> Task objective
Print the listing from its top line through the line containing "0.2, 0.1, 0];", nothing more, and leave out the pictures.

> Dataset excerpt
• • • • • • •

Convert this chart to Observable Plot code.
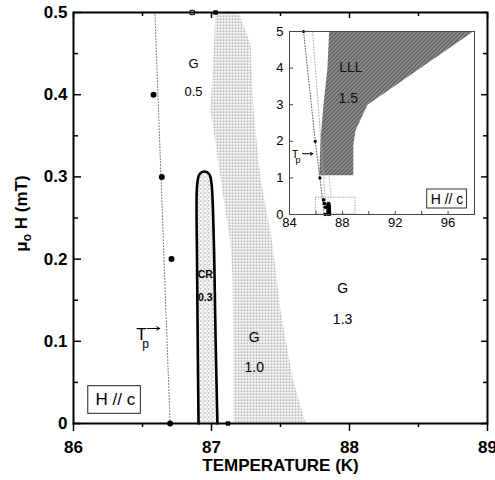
<!DOCTYPE html>
<html>
<head>
<meta charset="utf-8">
<script src="https://cdn.jsdelivr.net/npm/d3@7"></script>
<script src="https://cdn.jsdelivr.net/npm/@observablehq/plot@0.6"></script>
<style>
  body { margin: 0; background: #fff; }
  #wrap { position: relative; width: 495px; height: 480px; }
  #inset { position: absolute; left: 275px; top: 23px; }
</style>
</head>
<body>
<div id="wrap"><div id="main"></div><div id="inset"></div></div>
<script>
const FONT = "'Liberation Sans', Arial, Helvetica, sans-serif";

// ---------- main panel data ----------
const xTicksMajor = [86, 87, 88, 89];
const xTicksMinor = [86.5, 87.5, 88.5];
const yTicksMajor = [0, 0.1, 0.2, 0.3, 0.4, 0.5];
const yTicksMinor = [0.05, 0.15, 0.25, 0.35, 0.45];

// Tp line and points
const tpLineT = [86.70, 86.59];
const tpLineH = [0, 0.5];
const tpPointT = [86.58, 86.64, 86.71, 86.70];
const tpPointH = [0.4, 0.3, 0.2, 0];

// CR region outline
const crT = [86.906, 86.900, 86.895, 86.892, 86.897, 86.912, 86.948, 86.985, 87.000, 87.007, 87.020, 87.030, 87.043];
const crH = [0, 0.1, 0.2, 0.275, 0.292, 0.303, 0.3066, 0.303, 0.292, 0.275, 0.2, 0.1, 0];

// G (1.0) stippled region outline
const gT = [87.159, 87.159, 87.152, 87.138, 87.101, 87.065, 87.029, 86.993, 87.029, 87.196, 87.283, 87.304, 87.355, 87.442, 87.500, 87.587, 87.681];
const gH = [0, 0.097, 0.178, 0.219, 0.259, 0.299, 0.341, 0.381, 0.5, 0.5, 0.462, 0.381, 0.299, 0.219, 0.137, 0.056, 0];

// small markers
const openSqT = [86.86];
const openSqH = [0.5];
const fillSqT = [87.03, 87.12];
const fillSqH = [0.5, 0];

// labels
const topLabText = ["G", "0.5"];
const topLabT = [86.87, 86.87];
const topLabH = [0.437, 0.404];
const crLabText = ["CR", "0.3"];
const crLabT = [86.955, 86.955];
const crLabH = [0.181, 0.153];
const gLabText = ["G", "1.0", "G", "1.3"];
const gLabT = [87.31, 87.31, 87.95, 87.95];
const gLabH = [0.104, 0.068, 0.164, 0.127];
const tpLabT = [86.493];
const tpLabH = [0.108];
const tpArrowT = [86.536, 86.625];
const tpArrowH = [0.1156, 0.1156];
const boxT = [86.107, 86.488];
const boxH = [0.0118, 0.0454];
const boxLabT = [86.304];
const boxLabH = [0.029];
const boxText = "H // c";
const xLabel = "TEMPERATURE (K)";

// ---------- inset data ----------
const inXTicks = [84, 88, 92, 96];
const inXMinor = [86, 90, 94];
const inYTicks = [0, 1, 2, 3, 4, 5];
const lllT = [86.26, 86.34, 86.57, 86.87, 87.0, 97.9, 89.9, 89.0, 88.83, 88.83];
const lllH = [1.07, 2, 3, 4, 5, 5, 3.0, 2.3, 1.9, 1.07];
const inTpT = [85.06, 85.95, 86.3, 86.62];
const inTpH = [5, 2, 1, 0];
const inTpPtT = [85.06, 85.95, 86.3];
const inTpPtH = [5, 2, 1];
const inTp2T = [85.75, 86.8];
const inTp2H = [5, 0];
const inFaintT = [87.0, 87.15];
const inFaintH = [1.05, 0.45];
const zoomBoxT = [86, 89];
const zoomBoxH = [0, 0.46];
const lllLabText = ["LLL", "1.5"];
const lllLabT = [88.64, 88.45];
const lllLabH = [4.02, 3.18];
const inTpLabT = [84.42];
const inTpLabH = [1.64];
const inArrowT = [84.98, 85.76];
const inArrowH = [1.66, 1.66];
const inBoxT = [94.42, 97.43];
const inBoxH = [0.164, 0.683];
const inBoxLabT = [95.92];
const inBoxLabH = [0.42];

const pts = (xs, ys) => xs.map((x, i) => ({x, y: ys[i]}));
const labs = (xs, ys, ts) => xs.map((x, i) => ({x, y: ys[i], t: ts[i]}));

// ---------- main plot ----------
const W = 495, Ht = 480, ML = 73, MR = 8, MT = 12, MB = 57;
const FW = W - ML - MR, FH = Ht - MT - MB;

const main = Plot.plot({
  width: W, height: Ht,
  marginLeft: ML, marginRight: MR, marginTop: MT, marginBottom: MB,
  style: {fontFamily: FONT, background: "white", color: "black", overflow: "visible"},
  x: {domain: [86, 89]},
  y: {domain: [0, 0.5]},
  marks: [
    Plot.line(pts(gT, gH), {x: "x", y: "y", fill: "url(#stipG)", stroke: "none"}),
    Plot.line(pts(crT, crH), {x: "x", y: "y", fill: "url(#stipCR)", stroke: "black", strokeWidth: 2.6, curve: "catmull-rom"}),
    Plot.line(pts(tpLineT, tpLineH), {x: "x", y: "y", stroke: "#777", strokeWidth: 1, strokeDasharray: "1,2"}),
    Plot.dot(pts(tpPointT, tpPointH), {x: "x", y: "y", r: 3, fill: "black"}),
    Plot.dot(pts(openSqT, openSqH), {x: "x", y: "y", r: 2.5, symbol: "square", stroke: "black", strokeWidth: 1, fill: "white"}),
    Plot.dot(pts(fillSqT, fillSqH), {x: "x", y: "y", r: 2.5, symbol: "square", fill: "black"}),
    Plot.text(labs(topLabT, topLabH, topLabText), {x: "x", y: "y", text: "t", fontSize: 13}),
    Plot.text(labs(crLabT, crLabH, crLabText), {x: "x", y: "y", text: "t", fontSize: 10.5, fontWeight: "bold"}),
    Plot.text(labs(gLabT, gLabH, gLabText), {x: "x", y: "y", text: "t", fontSize: 14}),
    // Tp label
    Plot.text(pts(tpLabT, tpLabH), {x: "x", y: "y", text: () => "T", fontSize: 17}),
    Plot.text(pts(tpLabT, tpLabH), {x: "x", y: "y", text: () => "p", fontSize: 12, dx: 4, dy: 9}),
    Plot.arrow([0], {x1: () => tpArrowT[0], x2: () => tpArrowT[1], y1: () => tpArrowH[0], y2: () => tpArrowH[1], stroke: "black", strokeWidth: 1, headLength: 5}),
    // H // c box
    Plot.rect([0], {x1: () => boxT[0], x2: () => boxT[1], y1: () => boxH[0], y2: () => boxH[1], fill: "white", stroke: "#222", strokeWidth: 1}),
    Plot.text(pts(boxLabT, boxLabH), {x: "x", y: "y", text: () => boxText, fontSize: 17}),
    // frame
    Plot.frame({stroke: "black", strokeWidth: 2}),
    // inward ticks: left and right (y), top (x)
    Plot.tickY(yTicksMajor, {y: d => d, insetRight: FW - 8, stroke: "black", strokeWidth: 1.5}),
    Plot.tickY(yTicksMinor, {y: d => d, insetRight: FW - 5, stroke: "black", strokeWidth: 1.5}),
    Plot.tickY(yTicksMajor, {y: d => d, insetLeft: FW - 6, stroke: "black", strokeWidth: 1.5}),
    Plot.tickY(yTicksMinor, {y: d => d, insetLeft: FW - 4, stroke: "black", strokeWidth: 1.5}),
    Plot.tickX(xTicksMajor, {x: d => d, insetBottom: FH - 6, stroke: "black", strokeWidth: 1.5}),
    Plot.tickX(xTicksMinor, {x: d => d, insetBottom: FH - 4, stroke: "black", strokeWidth: 1.5}),
    // outward bottom ticks
    Plot.axisX({ticks: xTicksMajor, tickSize: 8, tickFormat: () => "", label: null, strokeWidth: 1.5}),
    Plot.axisX({ticks: xTicksMinor, tickSize: 4, tickFormat: () => "", label: null, strokeWidth: 1.5}),
    // tick labels
    Plot.axisX({ticks: xTicksMajor, tickSize: 0, tickPadding: 17, tickFormat: d => String(d), label: null, fontSize: 17, fontWeight: "bold"}),
    Plot.axisY({ticks: yTicksMajor, tickSize: 0, tickPadding: 6, tickFormat: d => String(d), label: null, fontSize: 17, fontWeight: "bold"}),
    // x axis title
    Plot.text([xLabel], {frameAnchor: "bottom", text: d => d, dy: 47, fontSize: 17, fontWeight: "bold"})
  ]
});

d3.select(main).insert("defs", ":first-child").html(`
  <pattern id="stipG" width="3" height="3" patternUnits="userSpaceOnUse">
    <rect width="2" height="1.5" fill="#a4a4a4"/>
  </pattern>
  <pattern id="stipCR" width="4" height="4" patternUnits="userSpaceOnUse">
    <rect x="0" y="0" width="1.2" height="1.2" fill="#8a8a8a"/>
    <rect x="2" y="2" width="1.2" height="1.2" fill="#9a9a9a"/>
    <rect x="3" y="0" width="1" height="1" fill="#c0c0c0"/>
  </pattern>
`);

// y-axis title with subscript
const yl = d3.select(main).append("text")
  .attr("transform", `translate(27,${MT + FH / 2 - 4}) rotate(-90)`)
  .attr("text-anchor", "middle")
  .attr("font-family", FONT)
  .attr("font-size", 17)
  .attr("font-weight", "bold")
  .attr("fill", "black");
yl.append("tspan").text("μ");
yl.append("tspan").attr("font-size", 12).attr("dy", 4).text("o");
yl.append("tspan").attr("dy", -4).text(" H (mT)");

document.getElementById("main").appendChild(main);

// ---------- inset ----------
const IML = 14, IMR = 3, IMT = 8, IMB = 16;
const IFW = 185, IFH = 183;
const inset = Plot.plot({
  width: IFW + IML + IMR, height: IFH + IMT + IMB,
  marginLeft: IML, marginRight: IMR, marginTop: IMT, marginBottom: IMB,
  style: {fontFamily: FONT, background: "white", color: "black", overflow: "visible"},
  x: {domain: [84, 98]},
  y: {domain: [0, 5]},
  marks: [
    Plot.line(pts(lllT, lllH), {x: "x", y: "y", fill: "url(#hatchLLL)", stroke: "none"}),
    Plot.rect([0], {x1: () => zoomBoxT[0], x2: () => zoomBoxT[1], y1: () => zoomBoxH[0], y2: () => zoomBoxH[1], fill: "none", stroke: "#888", strokeWidth: 1, strokeDasharray: "1,1.5"}),
    Plot.line(pts(inTpT, inTpH), {x: "x", y: "y", stroke: "#666", strokeWidth: 1, strokeDasharray: "1,1.8"}),
    Plot.line(pts(inTp2T, inTp2H), {x: "x", y: "y", stroke: "#aaa", strokeWidth: 1, strokeDasharray: "1,2"}),
    Plot.line(pts(inFaintT, inFaintH), {x: "x", y: "y", stroke: "#bbb", strokeWidth: 1, strokeDasharray: "1,2"}),
    Plot.dot(pts(inTpPtT, inTpPtH), {x: "x", y: "y", r: 1.6, fill: "black"}),
    Plot.dot(pts(tpPointT, tpPointH), {x: "x", y: "y", r: 1.8, fill: "black"}),
    Plot.line(pts(crT, crH), {x: "x", y: "y", fill: "black", stroke: "black", strokeWidth: 3}),
    Plot.text(labs(lllLabT, lllLabH, lllLabText), {x: "x", y: "y", text: "t", fontSize: 14, fill: "#111"}),
    Plot.text(pts(inTpLabT, inTpLabH), {x: "x", y: "y", text: () => "T", fontSize: 11}),
    Plot.text(pts(inTpLabT, inTpLabH), {x: "x", y: "y", text: () => "p", fontSize: 9, dx: 3, dy: 6}),
    Plot.arrow([0], {x1: () => inArrowT[0], x2: () => inArrowT[1], y1: () => inArrowH[0], y2: () => inArrowH[1], stroke: "black", strokeWidth: 1, headLength: 4}),
    Plot.rect([0], {x1: () => inBoxT[0], x2: () => inBoxT[1], y1: () => inBoxH[0], y2: () => inBoxH[1], fill: "white", stroke: "#333", strokeWidth: 1}),
    Plot.text(pts(inBoxLabT, inBoxLabH), {x: "x", y: "y", text: () => boxText, fontSize: 14}),
    Plot.frame({stroke: "#444", strokeWidth: 1}),
    Plot.tickY(inYTicks, {y: d => d, insetRight: IFW - 4, stroke: "#444"}),
    Plot.tickX(inXTicks.concat(inXMinor), {x: d => d, insetTop: IFH - 3, stroke: "#444"}),
    Plot.axisX({ticks: inXTicks, tickSize: 0, tickPadding: 3, tickFormat: d => String(d), label: null, fontSize: 13}),
    Plot.axisY({ticks: inYTicks, tickSize: 0, tickPadding: 6, tickFormat: d => String(d), label: null, fontSize: 13})
  ]
});

d3.select(inset).insert("defs", ":first-child").html(`
  <pattern id="hatchLLL" width="4" height="4" patternUnits="userSpaceOnUse">
    <rect width="4" height="4" fill="#5e5e5e"/>
    <path d="M-1,1 l2,-2 M0,4 l4,-4 M3,5 l2,-2" stroke="#d4d4d4" stroke-width="0.9"/>
  </pattern>
`);

document.getElementById("inset").appendChild(inset);
</script>
</body>
</html>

• • • • • • •

> Task answer
Convert this chart to Observable Plot code.
<!DOCTYPE html>
<html>
<head>
<meta charset="utf-8">
<script src="https://cdn.jsdelivr.net/npm/d3@7"></script>
<script src="https://cdn.jsdelivr.net/npm/@observablehq/plot@0.6"></script>
<style>
  body { margin: 0; background: #fff; }
  #wrap { position: relative; width: 495px; height: 480px; }
  #inset { position: absolute; left: 275px; top: 23px; }
</style>
</head>
<body>
<div id="wrap"><div id="main"></div><div id="inset"></div></div>
<script>
const FONT = "'Liberation Sans', Arial, Helvetica, sans-serif";

// ---------- main panel data ----------
const xTicksMajor = [86, 87, 88, 89];
const xTicksMinor = [86.5, 87.5, 88.5];
const yTicksMajor = [0, 0.1, 0.2, 0.3, 0.4, 0.5];
const yTicksMinor = [0.05, 0.15, 0.25, 0.35, 0.45];

// Tp line and points
const tpLineT = [86.70, 86.59];
const tpLineH = [0, 0.5];
const tpPointT = [86.58, 86.64, 86.71, 86.70];
const tpPointH = [0.4, 0.3, 0.2, 0];

// CR region outline
const crT = [86.906, 86.900, 86.895, 86.892, 86.897, 86.912, 86.948, 86.985, 87.000, 87.007, 87.020, 87.030, 87.043];
const crH = [0, 0.1, 0.2, 0.275, 0.292, 0.303, 0.3066, 0.303, 0.292, 0.275, 0.2, 0.1, 0];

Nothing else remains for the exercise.